What does this mean for the foreseeable future?

Many people, especially us underfunded college students, are going to despise this point. Outside of high-demand products being harder to get, one of the most significant issues with a supply chain crisis, in general, is price increases for many items. The reason why this happens follows simple economics, an increase in demand and a reduction in supply leads to a higher “equilibrium price,” or where a willing buyer and willing seller agree to exchange items price-wise. For consumers, this generally leads to companies raising prices because costs may also increase for their operations.

Another “indirect” price increase that gives many tech enthusiasts headaches is individuals taking advantage of reduced demand and “price scalping.” Price scalping is bulk buying products from online shopping sites and reselling on third-party markets for a much higher price to profit off desperate buyers caving paying the premium for sold-out items. While this practice is not new, supply shortages have made it noticeably more common for sectors with incredibly high demand, such as gaming devices, automotive items, and even cleaning supplies, to be sold out via primary market methods relisted for higher prices elsewhere.

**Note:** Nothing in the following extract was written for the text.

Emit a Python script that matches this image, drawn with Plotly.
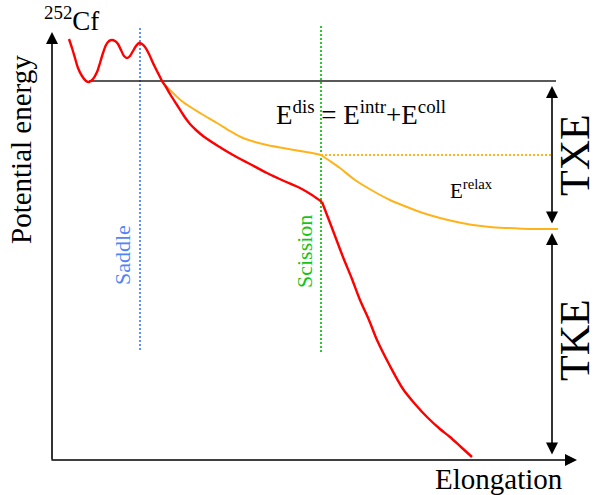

The biggest “given” issue is that the supply of items overall will be spotty for the foreseeable future. As alluded to earlier, this is evident from places as close to us as students as the campus Starbucks or Camelot Grill, all the way to significant retailers having empty shelves for various products with no estimated time of restocking those items. The only way this can quell is for both the global supply chain and the American supply freight/shipping issues to be resolved, both the core issues before the pandemic and the added issues the pandemic brought to both sectors.

How can the global economy recover from this mess?

This, of the three points, is the most speculative and difficult to answer. While alluding to how the American economy can fix the current issues briefly, the global supply chain has many more moving parts to factor. Globalism has led to richer countries outsourcing labor to other countries to offset costs for production, but disruptions in supplies reaching these facilities, inability for work to occur because of the pandemic, and the difficulty of restarting after shutting down facilities temporarily lead to ripple effects across all direct and indirectly impacted countries.

The “how” will have to play out, but what is somewhat predictable could be the when. To everything I have seen, the best estimation to being as close to normalcy before 2020 depends on the following factors: How quickly can the world finally deal with COVID, can freight shipping resume uninterrupted and unloading at countries not take weeks, and can America recover once the global economy starts to show signs of recovery and keep up with the demand internally in the country.

All in all, the pandemic and a buckling labor force for the freight/transportation sector have, and will continue to provide, hardships when it comes to companies purchasing supplies and maintaining inventory in pre-pandemic ways. From unavailable products, to price scalping, to prices for available products steadily rising and a lack of enough people to work in these industries, the question of when can purchasing products go back to normal seems to continue to extend as the current global issues persist, and as America’s problems continue to compound on top of each other and create further difficulties for returning to pre-pandemic purchasing.